Problem to work on: Print, please, exactly and only the lines between the line holding "Rebuild this chart as a Python" and the line holding "ax=ax, saturation=1, linewidth=0)", inclusive, omitting any pictures.

Records for this task:
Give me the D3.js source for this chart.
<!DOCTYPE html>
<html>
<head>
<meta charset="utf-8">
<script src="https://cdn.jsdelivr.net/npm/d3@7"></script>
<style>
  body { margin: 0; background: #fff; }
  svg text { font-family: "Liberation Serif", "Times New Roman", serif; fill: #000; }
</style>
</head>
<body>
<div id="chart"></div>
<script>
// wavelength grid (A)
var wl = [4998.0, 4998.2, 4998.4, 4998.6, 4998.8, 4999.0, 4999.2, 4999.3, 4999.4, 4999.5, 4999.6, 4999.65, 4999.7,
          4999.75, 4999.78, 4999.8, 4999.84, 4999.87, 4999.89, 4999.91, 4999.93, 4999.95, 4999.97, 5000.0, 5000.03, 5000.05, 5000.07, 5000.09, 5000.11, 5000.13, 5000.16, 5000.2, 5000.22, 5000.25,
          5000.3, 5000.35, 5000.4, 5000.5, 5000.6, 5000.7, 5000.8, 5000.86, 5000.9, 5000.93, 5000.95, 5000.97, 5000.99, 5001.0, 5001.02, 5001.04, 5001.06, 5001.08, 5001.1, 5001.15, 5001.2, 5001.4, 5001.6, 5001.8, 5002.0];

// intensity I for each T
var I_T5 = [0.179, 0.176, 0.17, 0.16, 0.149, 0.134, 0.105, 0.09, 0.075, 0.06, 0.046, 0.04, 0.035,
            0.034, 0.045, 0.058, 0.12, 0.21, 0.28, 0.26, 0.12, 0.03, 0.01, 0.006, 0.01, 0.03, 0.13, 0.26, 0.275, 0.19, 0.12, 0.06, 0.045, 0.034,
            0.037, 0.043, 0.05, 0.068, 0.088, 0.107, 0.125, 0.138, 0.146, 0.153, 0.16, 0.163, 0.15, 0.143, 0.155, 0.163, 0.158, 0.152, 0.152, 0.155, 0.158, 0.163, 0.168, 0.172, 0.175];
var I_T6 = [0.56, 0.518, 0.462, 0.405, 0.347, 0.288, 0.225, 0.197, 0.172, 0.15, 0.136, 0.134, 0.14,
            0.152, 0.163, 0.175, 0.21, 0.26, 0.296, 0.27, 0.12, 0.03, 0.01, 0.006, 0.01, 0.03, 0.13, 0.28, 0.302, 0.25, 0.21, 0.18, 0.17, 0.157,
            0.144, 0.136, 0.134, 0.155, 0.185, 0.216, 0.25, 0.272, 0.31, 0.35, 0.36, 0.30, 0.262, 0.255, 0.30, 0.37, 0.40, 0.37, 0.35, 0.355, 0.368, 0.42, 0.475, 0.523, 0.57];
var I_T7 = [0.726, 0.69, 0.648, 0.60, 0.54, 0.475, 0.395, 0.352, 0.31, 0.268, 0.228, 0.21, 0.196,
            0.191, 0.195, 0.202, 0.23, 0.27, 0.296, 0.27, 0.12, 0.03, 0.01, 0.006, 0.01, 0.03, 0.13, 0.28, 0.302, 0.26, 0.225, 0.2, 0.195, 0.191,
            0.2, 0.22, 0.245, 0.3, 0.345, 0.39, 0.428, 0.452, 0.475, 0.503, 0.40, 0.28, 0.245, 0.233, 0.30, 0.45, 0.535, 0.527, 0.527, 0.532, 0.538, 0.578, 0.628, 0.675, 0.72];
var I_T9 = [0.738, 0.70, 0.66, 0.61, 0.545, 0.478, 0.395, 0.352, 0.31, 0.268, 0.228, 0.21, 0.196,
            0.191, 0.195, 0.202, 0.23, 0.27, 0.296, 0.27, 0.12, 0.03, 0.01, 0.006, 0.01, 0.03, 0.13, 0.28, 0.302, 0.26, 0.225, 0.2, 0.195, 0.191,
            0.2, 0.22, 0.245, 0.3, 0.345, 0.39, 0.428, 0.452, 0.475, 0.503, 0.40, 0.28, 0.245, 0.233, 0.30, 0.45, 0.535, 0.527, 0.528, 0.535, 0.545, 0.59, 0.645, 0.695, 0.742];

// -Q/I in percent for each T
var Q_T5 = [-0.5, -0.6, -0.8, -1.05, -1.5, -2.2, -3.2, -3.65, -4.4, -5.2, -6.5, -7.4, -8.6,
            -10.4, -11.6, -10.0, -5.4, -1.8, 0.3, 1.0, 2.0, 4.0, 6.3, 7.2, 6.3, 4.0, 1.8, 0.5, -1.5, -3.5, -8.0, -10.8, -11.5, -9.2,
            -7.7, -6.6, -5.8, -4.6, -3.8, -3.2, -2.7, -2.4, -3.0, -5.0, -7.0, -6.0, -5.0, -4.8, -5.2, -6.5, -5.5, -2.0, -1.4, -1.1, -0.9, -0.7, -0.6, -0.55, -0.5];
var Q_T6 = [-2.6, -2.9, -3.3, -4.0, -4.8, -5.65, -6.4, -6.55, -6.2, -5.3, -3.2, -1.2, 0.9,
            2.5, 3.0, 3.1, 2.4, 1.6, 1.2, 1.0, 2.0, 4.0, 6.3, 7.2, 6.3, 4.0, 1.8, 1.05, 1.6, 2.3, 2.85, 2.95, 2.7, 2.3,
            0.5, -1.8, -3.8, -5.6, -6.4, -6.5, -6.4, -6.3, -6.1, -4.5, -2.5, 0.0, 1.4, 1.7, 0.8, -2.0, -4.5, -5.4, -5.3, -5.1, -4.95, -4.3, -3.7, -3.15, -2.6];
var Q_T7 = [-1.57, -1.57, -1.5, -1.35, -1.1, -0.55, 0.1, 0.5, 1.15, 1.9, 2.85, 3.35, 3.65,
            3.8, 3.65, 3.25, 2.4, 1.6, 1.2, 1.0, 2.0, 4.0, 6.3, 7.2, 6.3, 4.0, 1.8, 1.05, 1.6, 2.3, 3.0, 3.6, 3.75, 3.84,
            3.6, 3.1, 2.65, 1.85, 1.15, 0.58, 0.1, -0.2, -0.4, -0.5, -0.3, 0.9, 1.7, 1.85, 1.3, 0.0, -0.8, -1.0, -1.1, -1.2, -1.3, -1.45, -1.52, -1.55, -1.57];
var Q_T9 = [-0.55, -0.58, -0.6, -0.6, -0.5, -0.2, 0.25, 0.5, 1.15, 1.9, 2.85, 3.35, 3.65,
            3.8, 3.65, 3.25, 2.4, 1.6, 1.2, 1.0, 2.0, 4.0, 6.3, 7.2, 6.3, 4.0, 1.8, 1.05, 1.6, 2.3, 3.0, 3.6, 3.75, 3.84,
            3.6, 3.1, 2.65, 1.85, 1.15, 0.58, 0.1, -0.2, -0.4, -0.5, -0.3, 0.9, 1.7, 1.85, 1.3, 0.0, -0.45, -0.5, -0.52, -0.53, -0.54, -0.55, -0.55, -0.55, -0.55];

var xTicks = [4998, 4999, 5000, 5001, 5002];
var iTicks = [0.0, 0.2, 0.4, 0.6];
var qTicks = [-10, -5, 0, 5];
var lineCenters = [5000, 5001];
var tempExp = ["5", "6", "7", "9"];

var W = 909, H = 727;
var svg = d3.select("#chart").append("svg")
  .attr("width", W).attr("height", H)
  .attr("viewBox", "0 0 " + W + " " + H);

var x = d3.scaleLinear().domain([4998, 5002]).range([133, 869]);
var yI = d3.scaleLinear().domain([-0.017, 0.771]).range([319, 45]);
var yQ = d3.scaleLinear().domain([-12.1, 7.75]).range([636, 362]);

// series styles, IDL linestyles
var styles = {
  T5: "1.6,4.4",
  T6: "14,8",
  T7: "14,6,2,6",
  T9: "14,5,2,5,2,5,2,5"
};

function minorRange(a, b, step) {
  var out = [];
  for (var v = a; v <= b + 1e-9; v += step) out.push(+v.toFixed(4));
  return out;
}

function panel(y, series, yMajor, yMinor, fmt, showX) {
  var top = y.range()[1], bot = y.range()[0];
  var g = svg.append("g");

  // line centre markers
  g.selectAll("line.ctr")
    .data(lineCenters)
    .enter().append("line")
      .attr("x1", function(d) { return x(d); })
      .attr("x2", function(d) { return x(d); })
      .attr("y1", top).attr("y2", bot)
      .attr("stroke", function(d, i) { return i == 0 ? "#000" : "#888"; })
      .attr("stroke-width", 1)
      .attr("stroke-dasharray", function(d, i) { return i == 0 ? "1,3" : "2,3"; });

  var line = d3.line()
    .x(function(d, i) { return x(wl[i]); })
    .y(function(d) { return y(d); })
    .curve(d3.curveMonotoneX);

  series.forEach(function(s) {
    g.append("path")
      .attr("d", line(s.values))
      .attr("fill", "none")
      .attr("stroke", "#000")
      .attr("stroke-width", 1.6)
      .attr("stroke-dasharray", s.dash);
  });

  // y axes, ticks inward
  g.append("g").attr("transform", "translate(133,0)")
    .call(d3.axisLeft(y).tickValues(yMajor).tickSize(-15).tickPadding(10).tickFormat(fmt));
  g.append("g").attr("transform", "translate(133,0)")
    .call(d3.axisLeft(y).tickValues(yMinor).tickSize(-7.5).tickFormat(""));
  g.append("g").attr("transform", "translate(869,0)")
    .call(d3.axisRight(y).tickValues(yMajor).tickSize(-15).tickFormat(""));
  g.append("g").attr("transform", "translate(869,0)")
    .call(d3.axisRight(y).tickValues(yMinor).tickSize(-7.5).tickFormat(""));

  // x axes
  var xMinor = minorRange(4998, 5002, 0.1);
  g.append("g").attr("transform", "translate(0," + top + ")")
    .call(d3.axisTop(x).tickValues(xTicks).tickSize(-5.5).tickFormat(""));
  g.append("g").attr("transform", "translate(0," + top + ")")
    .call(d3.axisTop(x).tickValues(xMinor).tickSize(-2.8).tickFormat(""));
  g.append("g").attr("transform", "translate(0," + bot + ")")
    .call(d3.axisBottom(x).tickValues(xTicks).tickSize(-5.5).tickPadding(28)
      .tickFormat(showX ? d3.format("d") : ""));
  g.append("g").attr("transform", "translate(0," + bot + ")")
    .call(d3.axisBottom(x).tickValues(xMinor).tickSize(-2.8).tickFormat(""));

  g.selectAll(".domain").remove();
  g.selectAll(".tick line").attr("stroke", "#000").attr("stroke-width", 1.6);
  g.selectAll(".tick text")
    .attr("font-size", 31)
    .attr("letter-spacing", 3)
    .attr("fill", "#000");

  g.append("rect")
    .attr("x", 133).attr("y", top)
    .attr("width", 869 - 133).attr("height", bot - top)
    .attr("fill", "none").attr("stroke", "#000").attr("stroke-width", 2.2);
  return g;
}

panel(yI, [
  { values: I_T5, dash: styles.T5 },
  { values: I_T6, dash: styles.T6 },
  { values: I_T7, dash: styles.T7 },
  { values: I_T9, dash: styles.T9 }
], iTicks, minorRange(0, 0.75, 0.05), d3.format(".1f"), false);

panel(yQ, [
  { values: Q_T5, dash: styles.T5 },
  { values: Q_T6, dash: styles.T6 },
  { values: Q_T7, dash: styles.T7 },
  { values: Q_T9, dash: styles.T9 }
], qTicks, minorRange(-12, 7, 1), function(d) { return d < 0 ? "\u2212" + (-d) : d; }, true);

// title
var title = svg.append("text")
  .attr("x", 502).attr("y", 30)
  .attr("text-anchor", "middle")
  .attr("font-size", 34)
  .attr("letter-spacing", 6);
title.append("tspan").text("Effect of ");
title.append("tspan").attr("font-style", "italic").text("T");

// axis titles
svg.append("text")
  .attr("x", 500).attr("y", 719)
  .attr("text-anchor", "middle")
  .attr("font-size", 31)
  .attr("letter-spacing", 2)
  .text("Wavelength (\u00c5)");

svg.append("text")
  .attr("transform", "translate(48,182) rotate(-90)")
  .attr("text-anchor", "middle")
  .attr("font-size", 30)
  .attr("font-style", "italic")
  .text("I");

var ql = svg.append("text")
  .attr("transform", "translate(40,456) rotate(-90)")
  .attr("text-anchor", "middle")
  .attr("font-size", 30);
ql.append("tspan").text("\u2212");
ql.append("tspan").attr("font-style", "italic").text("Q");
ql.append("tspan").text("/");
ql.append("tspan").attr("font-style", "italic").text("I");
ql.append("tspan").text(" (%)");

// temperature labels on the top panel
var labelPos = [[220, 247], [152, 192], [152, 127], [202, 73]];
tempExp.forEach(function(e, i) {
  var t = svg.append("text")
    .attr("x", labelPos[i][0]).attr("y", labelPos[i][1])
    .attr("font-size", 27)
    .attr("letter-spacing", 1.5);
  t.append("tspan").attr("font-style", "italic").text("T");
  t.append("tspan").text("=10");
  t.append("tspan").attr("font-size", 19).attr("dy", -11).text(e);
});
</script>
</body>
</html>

* * *

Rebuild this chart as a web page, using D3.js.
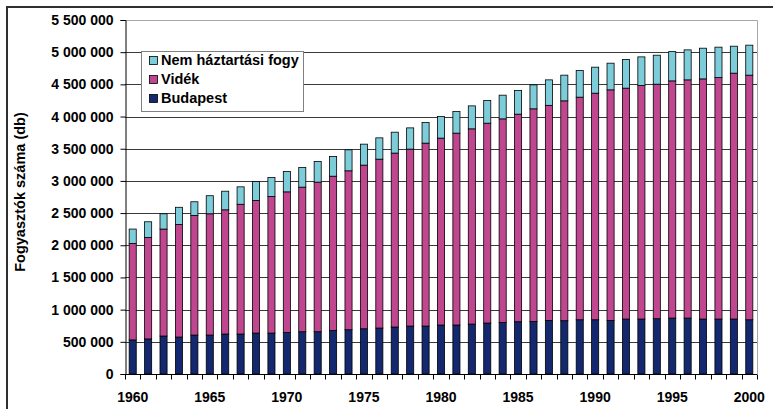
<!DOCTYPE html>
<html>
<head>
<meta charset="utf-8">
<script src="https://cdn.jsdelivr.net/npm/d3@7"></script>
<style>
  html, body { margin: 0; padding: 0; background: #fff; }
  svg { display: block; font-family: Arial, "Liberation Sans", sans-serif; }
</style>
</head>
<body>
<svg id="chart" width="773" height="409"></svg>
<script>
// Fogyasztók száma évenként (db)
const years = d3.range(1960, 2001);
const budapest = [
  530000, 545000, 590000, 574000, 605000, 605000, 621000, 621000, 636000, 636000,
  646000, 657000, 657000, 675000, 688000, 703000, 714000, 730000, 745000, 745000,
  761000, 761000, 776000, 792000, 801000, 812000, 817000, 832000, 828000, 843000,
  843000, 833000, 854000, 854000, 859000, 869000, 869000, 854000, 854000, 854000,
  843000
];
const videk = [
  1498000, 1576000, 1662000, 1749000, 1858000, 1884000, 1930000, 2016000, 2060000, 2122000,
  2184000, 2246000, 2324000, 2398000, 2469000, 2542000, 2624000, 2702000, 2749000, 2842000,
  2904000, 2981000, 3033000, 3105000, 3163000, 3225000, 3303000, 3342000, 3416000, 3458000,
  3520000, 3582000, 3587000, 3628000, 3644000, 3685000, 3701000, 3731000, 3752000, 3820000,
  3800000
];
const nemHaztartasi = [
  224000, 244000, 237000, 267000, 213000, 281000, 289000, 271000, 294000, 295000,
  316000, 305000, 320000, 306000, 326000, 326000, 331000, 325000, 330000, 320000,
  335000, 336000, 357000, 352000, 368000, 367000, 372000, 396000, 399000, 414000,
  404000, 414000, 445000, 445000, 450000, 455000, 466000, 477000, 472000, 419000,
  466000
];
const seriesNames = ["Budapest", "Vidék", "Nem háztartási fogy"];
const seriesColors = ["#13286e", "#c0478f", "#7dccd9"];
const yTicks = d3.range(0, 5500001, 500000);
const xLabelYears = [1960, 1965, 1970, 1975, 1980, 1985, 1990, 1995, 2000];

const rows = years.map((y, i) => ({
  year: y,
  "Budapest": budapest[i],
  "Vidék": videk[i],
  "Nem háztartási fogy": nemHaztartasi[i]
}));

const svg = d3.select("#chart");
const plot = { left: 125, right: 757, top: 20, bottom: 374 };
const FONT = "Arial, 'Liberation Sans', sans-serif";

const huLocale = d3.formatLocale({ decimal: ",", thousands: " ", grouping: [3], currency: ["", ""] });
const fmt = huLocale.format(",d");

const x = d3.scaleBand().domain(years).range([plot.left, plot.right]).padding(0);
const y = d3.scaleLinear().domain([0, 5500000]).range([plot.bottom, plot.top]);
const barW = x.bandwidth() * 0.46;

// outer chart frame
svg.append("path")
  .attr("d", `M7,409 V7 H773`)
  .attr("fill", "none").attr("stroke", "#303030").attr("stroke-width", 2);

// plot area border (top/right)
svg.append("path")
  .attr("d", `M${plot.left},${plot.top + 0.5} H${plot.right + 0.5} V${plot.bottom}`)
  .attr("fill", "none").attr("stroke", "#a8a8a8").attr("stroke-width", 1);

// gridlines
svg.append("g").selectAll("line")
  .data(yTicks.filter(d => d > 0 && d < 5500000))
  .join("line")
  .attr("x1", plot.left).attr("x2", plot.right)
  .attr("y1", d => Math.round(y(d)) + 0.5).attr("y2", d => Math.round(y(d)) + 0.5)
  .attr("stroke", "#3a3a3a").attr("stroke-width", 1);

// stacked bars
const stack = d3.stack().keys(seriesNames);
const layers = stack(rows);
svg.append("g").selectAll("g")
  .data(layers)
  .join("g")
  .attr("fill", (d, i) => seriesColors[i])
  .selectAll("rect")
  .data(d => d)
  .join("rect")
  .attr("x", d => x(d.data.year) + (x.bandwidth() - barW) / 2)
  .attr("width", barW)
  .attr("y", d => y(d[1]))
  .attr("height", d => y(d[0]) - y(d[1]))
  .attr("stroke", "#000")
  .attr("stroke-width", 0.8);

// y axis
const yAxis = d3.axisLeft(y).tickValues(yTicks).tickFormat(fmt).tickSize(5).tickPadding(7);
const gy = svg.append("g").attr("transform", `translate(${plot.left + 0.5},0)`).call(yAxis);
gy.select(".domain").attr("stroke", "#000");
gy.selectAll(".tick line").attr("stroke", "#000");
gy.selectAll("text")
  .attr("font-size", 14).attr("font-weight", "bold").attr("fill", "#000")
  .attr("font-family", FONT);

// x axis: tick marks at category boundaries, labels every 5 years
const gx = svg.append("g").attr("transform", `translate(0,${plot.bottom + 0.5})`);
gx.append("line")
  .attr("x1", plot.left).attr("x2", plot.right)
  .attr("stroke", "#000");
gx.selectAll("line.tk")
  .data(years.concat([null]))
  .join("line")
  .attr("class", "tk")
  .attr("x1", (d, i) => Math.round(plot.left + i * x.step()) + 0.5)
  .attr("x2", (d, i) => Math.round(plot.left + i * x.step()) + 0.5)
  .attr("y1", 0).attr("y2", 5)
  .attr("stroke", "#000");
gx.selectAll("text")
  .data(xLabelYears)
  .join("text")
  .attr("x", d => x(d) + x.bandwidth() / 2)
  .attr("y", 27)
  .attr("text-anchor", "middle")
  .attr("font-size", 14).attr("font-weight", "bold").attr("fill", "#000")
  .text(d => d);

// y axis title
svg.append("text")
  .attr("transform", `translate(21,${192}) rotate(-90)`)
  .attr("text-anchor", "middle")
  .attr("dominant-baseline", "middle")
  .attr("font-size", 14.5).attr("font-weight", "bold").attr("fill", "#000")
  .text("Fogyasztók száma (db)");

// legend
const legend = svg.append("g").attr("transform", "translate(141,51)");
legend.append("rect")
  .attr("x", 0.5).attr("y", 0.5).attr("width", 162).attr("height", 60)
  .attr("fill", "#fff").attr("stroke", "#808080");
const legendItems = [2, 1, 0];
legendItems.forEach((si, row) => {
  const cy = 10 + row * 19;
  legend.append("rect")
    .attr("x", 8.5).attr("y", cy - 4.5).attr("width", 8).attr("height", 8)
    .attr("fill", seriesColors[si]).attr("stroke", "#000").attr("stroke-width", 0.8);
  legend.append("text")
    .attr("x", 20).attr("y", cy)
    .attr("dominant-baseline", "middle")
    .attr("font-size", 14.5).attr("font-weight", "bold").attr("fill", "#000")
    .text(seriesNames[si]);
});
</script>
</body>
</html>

* * *

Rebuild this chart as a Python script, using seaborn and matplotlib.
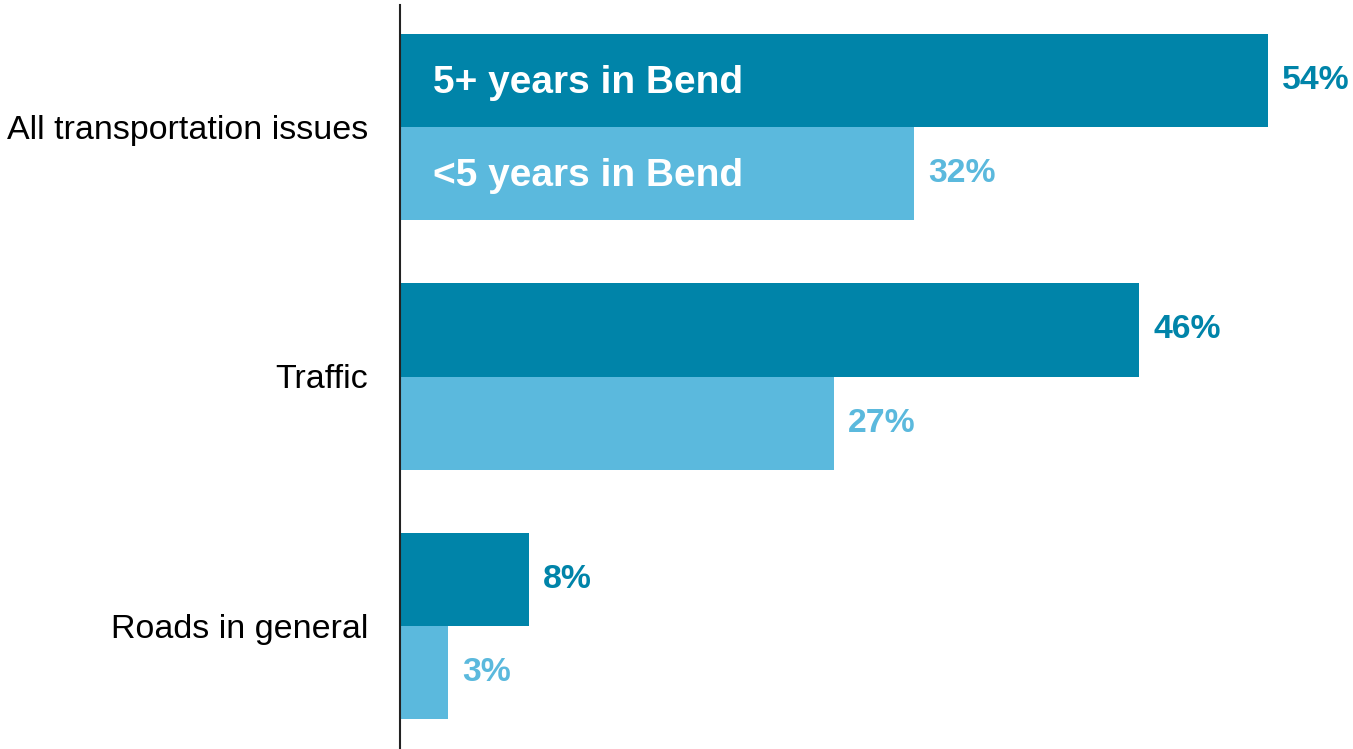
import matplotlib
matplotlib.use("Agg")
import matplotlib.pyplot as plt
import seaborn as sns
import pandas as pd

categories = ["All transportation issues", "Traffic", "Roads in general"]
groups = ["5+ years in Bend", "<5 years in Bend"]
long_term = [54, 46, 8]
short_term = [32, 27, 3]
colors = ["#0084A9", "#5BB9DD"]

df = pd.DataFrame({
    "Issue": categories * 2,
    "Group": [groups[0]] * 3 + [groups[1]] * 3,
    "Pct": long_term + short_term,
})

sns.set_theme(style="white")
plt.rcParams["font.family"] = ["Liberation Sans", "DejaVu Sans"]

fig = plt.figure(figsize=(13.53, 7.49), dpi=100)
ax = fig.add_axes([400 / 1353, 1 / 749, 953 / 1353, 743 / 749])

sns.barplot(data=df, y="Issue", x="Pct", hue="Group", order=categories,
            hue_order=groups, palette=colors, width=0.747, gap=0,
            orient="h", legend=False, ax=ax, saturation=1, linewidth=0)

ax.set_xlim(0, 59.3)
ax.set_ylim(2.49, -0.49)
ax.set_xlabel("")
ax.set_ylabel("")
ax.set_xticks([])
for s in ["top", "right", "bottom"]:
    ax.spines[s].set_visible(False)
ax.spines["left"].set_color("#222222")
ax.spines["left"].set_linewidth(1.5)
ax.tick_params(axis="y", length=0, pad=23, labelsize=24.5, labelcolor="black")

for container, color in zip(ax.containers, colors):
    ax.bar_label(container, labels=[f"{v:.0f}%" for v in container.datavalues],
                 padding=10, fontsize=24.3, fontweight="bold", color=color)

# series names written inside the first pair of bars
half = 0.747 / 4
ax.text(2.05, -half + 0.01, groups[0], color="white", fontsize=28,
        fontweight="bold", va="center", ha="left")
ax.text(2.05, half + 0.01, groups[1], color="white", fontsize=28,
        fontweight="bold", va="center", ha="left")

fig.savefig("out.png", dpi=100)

Full output:
Rebuild this chart as a Python script, using seaborn and matplotlib.
import matplotlib
matplotlib.use("Agg")
import matplotlib.pyplot as plt
import seaborn as sns
import pandas as pd

categories = ["All transportation issues", "Traffic", "Roads in general"]
groups = ["5+ years in Bend", "<5 years in Bend"]
long_term = [54, 46, 8]
short_term = [32, 27, 3]
colors = ["#0084A9", "#5BB9DD"]

df = pd.DataFrame({
    "Issue": categories * 2,
    "Group": [groups[0]] * 3 + [groups[1]] * 3,
    "Pct": long_term + short_term,
})

sns.set_theme(style="white")
plt.rcParams["font.family"] = ["Liberation Sans", "DejaVu Sans"]

fig = plt.figure(figsize=(13.53, 7.49), dpi=100)
ax = fig.add_axes([400 / 1353, 1 / 749, 953 / 1353, 743 / 749])

sns.barplot(data=df, y="Issue", x="Pct", hue="Group", order=categories,
            hue_order=groups, palette=colors, width=0.747, gap=0,
            orient="h", legend=False, ax=ax, saturation=1, linewidth=0)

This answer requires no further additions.